実際、蒸気機関を安定運用することが出来るとすれば、西日本だと大内、大友、龍造寺、あと採掘規模が小さくなるが尼子、東日本が上杉長尾、相馬、佐竹、採掘規模が小さくなるが最上、伊達と言ったところか。

あとは蒸気機関を支える鉄。こればっかりは出雲尼子に軍配が上がる。少なくとも当時の流通経路から考えると大規模生産が行われ、他地域に積極的に出荷出来ていたのは出雲とその周辺地域とほぼ局限出来る。

戦国時代の製鉄は資料があるわけでもないから学会などでも所謂通説が罷り通っていて統計としては信憑性もなく、それが故に輸入鉄で需要を賄っていたという話も出ている。
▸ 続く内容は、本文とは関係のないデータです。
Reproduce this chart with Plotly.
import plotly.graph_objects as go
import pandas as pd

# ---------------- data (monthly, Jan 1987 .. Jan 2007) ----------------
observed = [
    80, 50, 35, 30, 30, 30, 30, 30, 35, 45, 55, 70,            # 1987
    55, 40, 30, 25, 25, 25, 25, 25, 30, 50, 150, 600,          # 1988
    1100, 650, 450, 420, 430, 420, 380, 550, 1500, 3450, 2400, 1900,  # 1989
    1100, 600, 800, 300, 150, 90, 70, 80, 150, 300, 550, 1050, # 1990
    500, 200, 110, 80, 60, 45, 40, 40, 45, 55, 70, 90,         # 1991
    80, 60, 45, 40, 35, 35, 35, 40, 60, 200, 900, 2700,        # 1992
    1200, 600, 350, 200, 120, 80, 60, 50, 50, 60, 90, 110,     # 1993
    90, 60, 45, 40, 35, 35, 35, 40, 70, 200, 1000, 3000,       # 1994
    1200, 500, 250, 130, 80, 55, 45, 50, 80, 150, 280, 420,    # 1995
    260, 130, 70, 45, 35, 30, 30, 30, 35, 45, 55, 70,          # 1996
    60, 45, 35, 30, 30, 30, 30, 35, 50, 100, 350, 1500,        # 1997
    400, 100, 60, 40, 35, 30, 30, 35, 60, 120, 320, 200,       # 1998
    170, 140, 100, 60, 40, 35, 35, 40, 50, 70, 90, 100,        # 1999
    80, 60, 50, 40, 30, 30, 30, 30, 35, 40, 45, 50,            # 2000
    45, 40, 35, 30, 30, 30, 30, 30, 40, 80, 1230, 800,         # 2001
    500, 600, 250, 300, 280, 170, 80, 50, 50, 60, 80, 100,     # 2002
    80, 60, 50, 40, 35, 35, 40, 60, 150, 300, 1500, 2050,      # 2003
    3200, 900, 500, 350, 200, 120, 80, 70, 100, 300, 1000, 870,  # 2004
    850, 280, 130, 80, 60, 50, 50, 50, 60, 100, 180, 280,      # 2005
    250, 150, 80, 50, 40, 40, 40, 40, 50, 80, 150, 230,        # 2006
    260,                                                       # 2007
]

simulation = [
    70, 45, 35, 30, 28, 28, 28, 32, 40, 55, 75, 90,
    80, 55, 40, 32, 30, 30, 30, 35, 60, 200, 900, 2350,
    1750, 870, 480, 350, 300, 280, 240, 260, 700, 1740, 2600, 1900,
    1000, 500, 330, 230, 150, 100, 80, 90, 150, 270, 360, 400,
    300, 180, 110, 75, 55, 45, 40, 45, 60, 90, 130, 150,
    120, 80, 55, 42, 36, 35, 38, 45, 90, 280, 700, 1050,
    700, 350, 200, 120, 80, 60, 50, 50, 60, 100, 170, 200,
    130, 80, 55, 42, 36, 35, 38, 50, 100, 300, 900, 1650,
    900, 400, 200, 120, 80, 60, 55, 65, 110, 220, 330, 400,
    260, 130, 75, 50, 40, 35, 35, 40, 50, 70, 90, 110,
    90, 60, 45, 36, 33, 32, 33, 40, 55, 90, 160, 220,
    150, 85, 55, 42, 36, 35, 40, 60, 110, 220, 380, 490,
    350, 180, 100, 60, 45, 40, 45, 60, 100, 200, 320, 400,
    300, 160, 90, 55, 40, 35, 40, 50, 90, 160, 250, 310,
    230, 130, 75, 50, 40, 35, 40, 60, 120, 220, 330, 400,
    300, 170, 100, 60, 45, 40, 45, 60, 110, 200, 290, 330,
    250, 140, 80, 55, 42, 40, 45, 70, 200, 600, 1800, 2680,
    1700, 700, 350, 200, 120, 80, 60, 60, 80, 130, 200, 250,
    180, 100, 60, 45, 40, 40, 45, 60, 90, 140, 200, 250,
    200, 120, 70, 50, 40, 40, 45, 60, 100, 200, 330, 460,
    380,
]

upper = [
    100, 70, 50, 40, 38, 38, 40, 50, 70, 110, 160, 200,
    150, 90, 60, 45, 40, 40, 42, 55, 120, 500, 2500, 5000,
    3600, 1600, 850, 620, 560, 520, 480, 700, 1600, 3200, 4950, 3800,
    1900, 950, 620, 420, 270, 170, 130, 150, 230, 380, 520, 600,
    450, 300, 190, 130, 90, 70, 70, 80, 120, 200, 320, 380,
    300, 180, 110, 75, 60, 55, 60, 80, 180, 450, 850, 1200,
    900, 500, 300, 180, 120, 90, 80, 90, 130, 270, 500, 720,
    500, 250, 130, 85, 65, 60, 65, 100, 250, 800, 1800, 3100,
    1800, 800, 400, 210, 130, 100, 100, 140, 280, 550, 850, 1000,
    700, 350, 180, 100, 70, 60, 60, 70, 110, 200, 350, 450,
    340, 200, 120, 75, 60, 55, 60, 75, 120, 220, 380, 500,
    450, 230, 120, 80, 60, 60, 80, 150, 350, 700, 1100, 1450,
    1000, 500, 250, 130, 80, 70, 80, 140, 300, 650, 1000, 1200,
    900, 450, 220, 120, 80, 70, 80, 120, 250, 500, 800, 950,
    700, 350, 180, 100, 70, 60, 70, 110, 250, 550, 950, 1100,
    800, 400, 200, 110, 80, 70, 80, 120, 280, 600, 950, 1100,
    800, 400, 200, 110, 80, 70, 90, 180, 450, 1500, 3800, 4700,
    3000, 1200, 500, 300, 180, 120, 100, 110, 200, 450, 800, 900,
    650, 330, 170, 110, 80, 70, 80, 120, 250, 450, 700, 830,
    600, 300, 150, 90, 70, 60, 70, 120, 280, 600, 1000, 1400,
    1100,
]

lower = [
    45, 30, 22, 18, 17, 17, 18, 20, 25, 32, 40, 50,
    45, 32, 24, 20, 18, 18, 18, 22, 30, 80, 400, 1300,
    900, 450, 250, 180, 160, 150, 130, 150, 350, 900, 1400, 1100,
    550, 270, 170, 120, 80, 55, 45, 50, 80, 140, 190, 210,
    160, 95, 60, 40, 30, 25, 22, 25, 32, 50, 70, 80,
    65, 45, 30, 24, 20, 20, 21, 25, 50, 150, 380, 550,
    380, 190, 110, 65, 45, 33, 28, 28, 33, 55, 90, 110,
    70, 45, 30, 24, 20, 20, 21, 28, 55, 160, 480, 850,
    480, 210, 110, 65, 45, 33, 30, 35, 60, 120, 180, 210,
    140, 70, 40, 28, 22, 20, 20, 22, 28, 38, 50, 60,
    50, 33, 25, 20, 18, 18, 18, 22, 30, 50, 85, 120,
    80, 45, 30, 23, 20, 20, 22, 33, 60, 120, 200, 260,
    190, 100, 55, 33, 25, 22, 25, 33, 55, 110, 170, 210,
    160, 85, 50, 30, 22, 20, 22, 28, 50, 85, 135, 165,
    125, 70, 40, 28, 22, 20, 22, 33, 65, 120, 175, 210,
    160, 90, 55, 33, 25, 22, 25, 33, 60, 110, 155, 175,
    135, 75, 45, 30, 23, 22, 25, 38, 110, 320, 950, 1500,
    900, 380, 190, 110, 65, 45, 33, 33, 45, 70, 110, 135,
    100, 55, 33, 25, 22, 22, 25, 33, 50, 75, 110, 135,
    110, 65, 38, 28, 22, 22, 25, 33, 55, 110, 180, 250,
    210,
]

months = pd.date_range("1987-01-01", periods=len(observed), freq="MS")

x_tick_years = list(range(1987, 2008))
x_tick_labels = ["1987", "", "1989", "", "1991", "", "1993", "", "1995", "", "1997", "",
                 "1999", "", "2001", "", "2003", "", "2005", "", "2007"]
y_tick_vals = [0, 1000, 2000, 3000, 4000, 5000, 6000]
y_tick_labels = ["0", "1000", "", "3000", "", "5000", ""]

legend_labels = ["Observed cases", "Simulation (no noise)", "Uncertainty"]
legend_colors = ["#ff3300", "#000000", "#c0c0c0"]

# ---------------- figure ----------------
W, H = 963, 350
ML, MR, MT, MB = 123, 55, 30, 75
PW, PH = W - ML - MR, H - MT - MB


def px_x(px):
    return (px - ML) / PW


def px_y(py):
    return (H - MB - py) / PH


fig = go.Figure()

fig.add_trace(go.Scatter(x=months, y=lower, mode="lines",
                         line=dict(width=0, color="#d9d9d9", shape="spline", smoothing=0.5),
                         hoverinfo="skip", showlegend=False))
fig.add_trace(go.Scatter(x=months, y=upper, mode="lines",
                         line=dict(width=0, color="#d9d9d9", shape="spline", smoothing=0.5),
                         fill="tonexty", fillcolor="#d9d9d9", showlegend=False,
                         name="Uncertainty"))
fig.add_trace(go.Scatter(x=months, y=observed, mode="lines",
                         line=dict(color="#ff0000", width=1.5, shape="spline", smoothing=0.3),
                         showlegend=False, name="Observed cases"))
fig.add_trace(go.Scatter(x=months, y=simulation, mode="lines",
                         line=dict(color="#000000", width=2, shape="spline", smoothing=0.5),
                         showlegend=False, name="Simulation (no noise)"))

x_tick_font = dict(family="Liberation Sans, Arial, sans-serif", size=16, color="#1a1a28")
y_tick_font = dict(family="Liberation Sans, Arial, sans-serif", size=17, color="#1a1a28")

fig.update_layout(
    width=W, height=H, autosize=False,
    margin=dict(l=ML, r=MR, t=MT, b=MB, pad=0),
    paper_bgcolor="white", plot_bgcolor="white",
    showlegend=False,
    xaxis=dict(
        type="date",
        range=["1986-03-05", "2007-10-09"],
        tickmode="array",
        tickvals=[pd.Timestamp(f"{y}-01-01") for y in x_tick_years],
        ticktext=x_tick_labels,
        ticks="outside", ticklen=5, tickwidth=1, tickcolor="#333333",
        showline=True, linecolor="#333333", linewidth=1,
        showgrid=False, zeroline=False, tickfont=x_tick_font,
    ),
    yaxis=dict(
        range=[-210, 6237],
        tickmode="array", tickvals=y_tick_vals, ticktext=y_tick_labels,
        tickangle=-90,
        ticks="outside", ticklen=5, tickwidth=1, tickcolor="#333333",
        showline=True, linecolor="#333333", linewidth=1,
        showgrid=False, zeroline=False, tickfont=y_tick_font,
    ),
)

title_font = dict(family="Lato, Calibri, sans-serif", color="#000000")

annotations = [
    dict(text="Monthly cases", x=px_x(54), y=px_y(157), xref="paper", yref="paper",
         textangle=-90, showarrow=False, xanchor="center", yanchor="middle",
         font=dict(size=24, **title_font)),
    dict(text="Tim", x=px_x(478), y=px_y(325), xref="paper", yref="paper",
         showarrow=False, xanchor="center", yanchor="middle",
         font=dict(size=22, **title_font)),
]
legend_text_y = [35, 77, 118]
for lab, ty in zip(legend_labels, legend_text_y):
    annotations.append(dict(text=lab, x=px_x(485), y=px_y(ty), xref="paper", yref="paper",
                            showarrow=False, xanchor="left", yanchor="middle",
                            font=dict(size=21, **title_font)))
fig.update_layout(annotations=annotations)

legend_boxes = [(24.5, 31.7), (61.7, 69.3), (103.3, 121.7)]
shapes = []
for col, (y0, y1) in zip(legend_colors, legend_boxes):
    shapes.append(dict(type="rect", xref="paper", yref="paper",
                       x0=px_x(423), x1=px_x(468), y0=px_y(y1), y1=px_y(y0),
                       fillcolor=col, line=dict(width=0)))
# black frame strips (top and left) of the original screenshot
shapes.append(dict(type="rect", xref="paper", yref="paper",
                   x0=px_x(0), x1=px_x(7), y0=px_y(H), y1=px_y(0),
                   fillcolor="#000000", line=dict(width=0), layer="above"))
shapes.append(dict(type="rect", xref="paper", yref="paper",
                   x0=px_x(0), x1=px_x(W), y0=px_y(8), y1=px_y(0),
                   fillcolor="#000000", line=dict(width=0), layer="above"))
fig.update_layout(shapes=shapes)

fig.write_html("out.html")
けれど、仮に輸入鉄で需要を満たすとすれば、圧倒的に西日本、特に大内や大友、龍造寺や松浦党が地政学的に強いわけだが、特に鉄の資源独占で利益を得たという話を聞いたことがない。

島津に関しては種子島銃の件もあるから、南蛮交易で輸入鉄を相当量手に入れていた可能性はあるが、需要に応じた支払い能力や輸出物があるかと言えば疑問符が付く。

戦国時代とは離れてしまうが、別資料では秋田久保田藩が南部藩から陸路で入手した鉄製品が文化年間において年350トンあったというが、当時、秋田久保田藩は日本海航路における流通や自前生産(鉄山7カ所保有)でその需要は年500トン以上はあったと推測出来る。また、当時の秋田久保田藩の人口は60万程度であるから、これから推算すると文化年間の日本国内の総需要は25000トンに上るため、通説の年10000トンの生産量ではその需要を満たせない。よって、通説の10000トンという話は流通経路で確認出来ただけの数量と言うべきなのだろう。実際、明治初期の鉄製品の総生産量は約20000トンであり、数年後に輸入鉄も年間30000トン近くになる時期から考えて、やはり、江戸時代全体で最低でも約20000-25000トン規模の総需要は平均してあったと言えるだろう。これを満たすには流石に通説の10000トン規模では無理だから最低でも15000-20000トン規模と考えるべきだろう。

ある程度自前で生産出来るとしても、結局は鉄資源の供給元は中国地方と東北地方に限られるという事実に変化はない。

資金力があれば、確かに織田家みたいなパワープレイは出来るかも知れないが、それだとて、完全銃武装みたいなことは出来ないし、兵農分離も一定程度までしか出来ないから、そこまでチートなことは無理だなと思い至る。そう思うと楽市楽座で資金力を付けた織田家は先進的だと思うし、資金力があれば、御用商人を動員して資源や兵装を整えるのは難しくはないと言うことになるんだろう。

けれど、地方大名では、資源外交が基礎になるなと思う。楽市楽座なんて、仮にやれても京都に近い畿内や濃尾勢まで。あとは日本海航路の出雲(宇龍浦、美保関)、小浜、直江津、酒田、十三湊くらいなもんだろう。